PORTLAND, Ore. — Thousands of people in Oregon do not have reliable access to fresh and affordable food. That’s the essential problem of food insecurity.
At the non-profit Farmers Market Fund, Executive Director Molly Notarianni has noticed a change. Times are tougher. “Oregon has the sixth highest cost of living in the country, inflation is really being felt by a lot of folks, we’ve seen food prices go up 9% in the last year,” said Notarianni.
So she says, the fund is working with farms to make fruits and vegetables more accessible through a program called Double Up Food Bucks. “For every dollar of SNAP or food stamps that a shopper spends at a participating farmers market, they get an extra dollar of Double Up Food Bucks that they can use to get free local fruits and veggies.”

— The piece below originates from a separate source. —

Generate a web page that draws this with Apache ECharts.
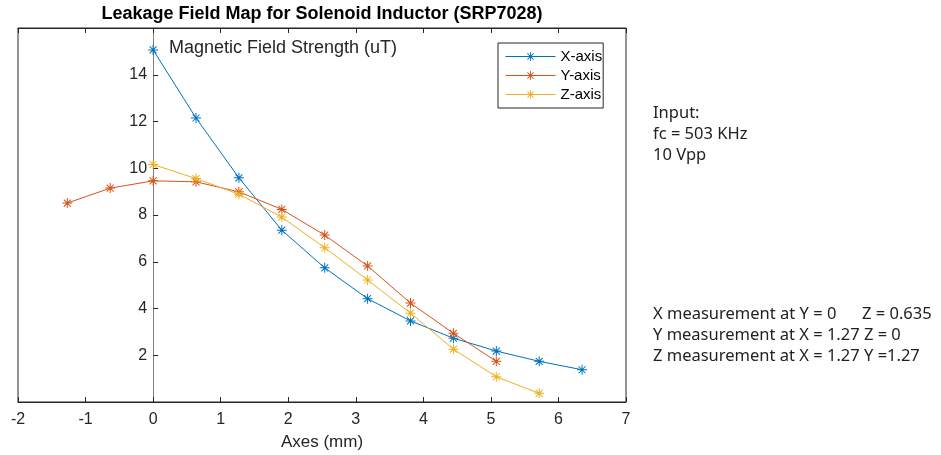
<!DOCTYPE html>
<html>
<head>
<meta charset="utf-8">
<script src="https://cdn.jsdelivr.net/npm/echarts@6/dist/echarts.min.js"></script>
<style>
html,body{margin:0;padding:0;background:#fff;}
#main{width:941px;height:455px;}
</style>
</head>
<body>
<div id="main"></div>
<script>
// ---- data ----
const xTicks = [-2, -1, 0, 1, 2, 3, 4, 5, 6, 7];
const yTicks = [2, 4, 6, 8, 10, 12, 14];
const seriesNames = ['X-axis', 'Y-axis', 'Z-axis'];
const xPosX = [0, 0.635, 1.27, 1.905, 2.54, 3.175, 3.81, 4.445, 5.08, 5.715, 6.35];
const xFieldX = [15.06, 12.15, 9.59, 7.35, 5.74, 4.42, 3.47, 2.73, 2.18, 1.74, 1.38];
const xPosY = [-1.27, -0.635, 0, 0.635, 1.27, 1.905, 2.54, 3.175, 3.81, 4.445, 5.08];
const yFieldY = [8.51, 9.15, 9.46, 9.42, 8.99, 8.24, 7.14, 5.82, 4.23, 2.94, 1.74];
const xPosZ = [0, 0.635, 1.27, 1.905, 2.54, 3.175, 3.81, 4.445, 5.08, 5.715];
const zFieldZ = [10.16, 9.56, 8.89, 7.91, 6.60, 5.22, 3.80, 2.26, 1.08, 0.37];
const noteLines1 = ['Input:', 'fc = 503 KHz', '10 Vpp'];
const noteLines2 = ['X measurement at Y = 0      Z = 0.635', 'Y measurement at X = 1.27 Z = 0', 'Z measurement at X = 1.27 Y =1.27'];

const colors = ['#0072BD', '#D95319', '#EDB120'];
const asterisk = 'path://M45,0 h10 v100 h-10 Z M0,45 h100 v10 h-100 Z M11.5,18.5 L18.5,11.5 L88.5,81.5 L81.5,88.5 Z M81.5,11.5 L88.5,18.5 L18.5,88.5 L11.5,81.5 Z';

function pairs(xs, ys) { return xs.map((x, i) => [x, ys[i]]); }
const dataSets = [pairs(xPosX, xFieldX), pairs(xPosY, yFieldY), pairs(xPosZ, zFieldZ)];

const FONT = '"Liberation Sans", Arial, Helvetica, sans-serif';
const NOTEFONT = '"Noto Sans", sans-serif';
const AX = '#262626';

const GRID_LEFT = 18, GRID_W = 608;
const xMin = xTicks[0], xMax = xTicks[xTicks.length - 1];
// shift y axis so it sits at x = 0
const yOffset = -GRID_W * (0 - xMin) / (xMax - xMin);

const chart = echarts.init(document.getElementById('main'), null, {renderer: 'canvas'});
const option = {
  animation: false,
  backgroundColor: '#fff',
  textStyle: {fontFamily: FONT},
  title: [
    {text: 'Leakage Field Map for Solenoid Inductor (SRP7028)', left: 322, top: 5, padding: 0, textAlign: 'center',
     textStyle: {fontFamily: FONT, fontSize: 18, fontWeight: 'bold', color: '#000'}},
    {text: 'Magnetic Field Strength (uT)', left: 164, top: 34,
     textStyle: {fontFamily: FONT, fontSize: 18, fontWeight: 'normal', color: AX}},
    {text: noteLines1.join('\n'), left: 648, top: 98,
     textStyle: {fontFamily: NOTEFONT, fontSize: 16.5, fontWeight: 'normal', color: '#222', lineHeight: 21}},
    {text: noteLines2.join('\n'), left: 648, top: 299,
     textStyle: {fontFamily: NOTEFONT, fontSize: 16.5, fontWeight: 'normal', color: '#222', lineHeight: 21}}
  ],
  legend: {
    orient: 'vertical', left: 498, top: 43,
    padding: [6, 1, 6, 7], itemGap: 4, itemWidth: 50, itemHeight: 11,
    borderColor: AX, borderWidth: 1, backgroundColor: '#fff',
    lineStyle: {width: 1},
    textStyle: {fontFamily: FONT, fontSize: 15, color: '#000', lineHeight: 15},
    data: seriesNames
  },
  grid: {left: GRID_LEFT, top: 28, width: GRID_W, height: 374, show: true, borderColor: AX, borderWidth: 1,
         backgroundColor: 'transparent', containLabel: false, outerBoundsMode: 'none'},
  xAxis: [
    {type: 'value', min: xMin, max: xMax, interval: 1, position: 'bottom',
     axisLine: {onZero: false, lineStyle: {color: AX, width: 1}},
     axisTick: {inside: true, length: 5, lineStyle: {color: AX}},
     axisLabel: {fontFamily: FONT, fontSize: 16, color: AX, margin: 10},
     splitLine: {show: false},
     name: 'Axes (mm)', nameLocation: 'middle', nameGap: 32,
     nameTextStyle: {fontFamily: FONT, fontSize: 17, color: AX}},
    {type: 'value', min: xMin, max: xMax, interval: 1, position: 'top',
     axisLine: {onZero: false, lineStyle: {color: AX, width: 1}},
     axisTick: {inside: true, length: 5, lineStyle: {color: AX}},
     axisLabel: {show: false}, splitLine: {show: false}}
  ],
  yAxis: [
    {type: 'value', min: 0, max: 16, interval: 2, position: 'left', offset: yOffset,
     axisLine: {show: true, onZero: false, lineStyle: {color: '#808080', width: 1}},
     axisTick: {inside: true, length: 5, lineStyle: {color: AX}},
     axisLabel: {fontFamily: FONT, fontSize: 16, color: AX, margin: 6,
       formatter: v => (yTicks.indexOf(v) >= 0 ? String(v) : '')},
     splitLine: {show: false}}
  ],
  series: seriesNames.map((name, i) => ({
    name: name, type: 'line', xAxisIndex: 0, yAxisIndex: 0,
    data: dataSets[i], color: colors[i],
    symbol: asterisk, symbolSize: 10, showAllSymbol: true,
    lineStyle: {width: 1, color: colors[i]},
    itemStyle: {color: colors[i]},
    z: 3 + i
  }))
};
chart.setOption(option);
</script>
</body>
</html>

Malcolm Hoover’s a co-founder of Black Futures Farm in Southeast Portland, where farmers are working with the fund, and producing food like kale, collard greens, and apples.
“Double Up Food Bucks is a great tool that allows us to give more produce to our community members and to people who come to us as customers,” said Hoover. “We primarily donate our produce.”
He tells our news partner KGW why he started the effort. “The goal of Black Futures Farm is to repair the broken connection that Black people have with land,” said Hoover. “We use every means possible to bring people here to build community.”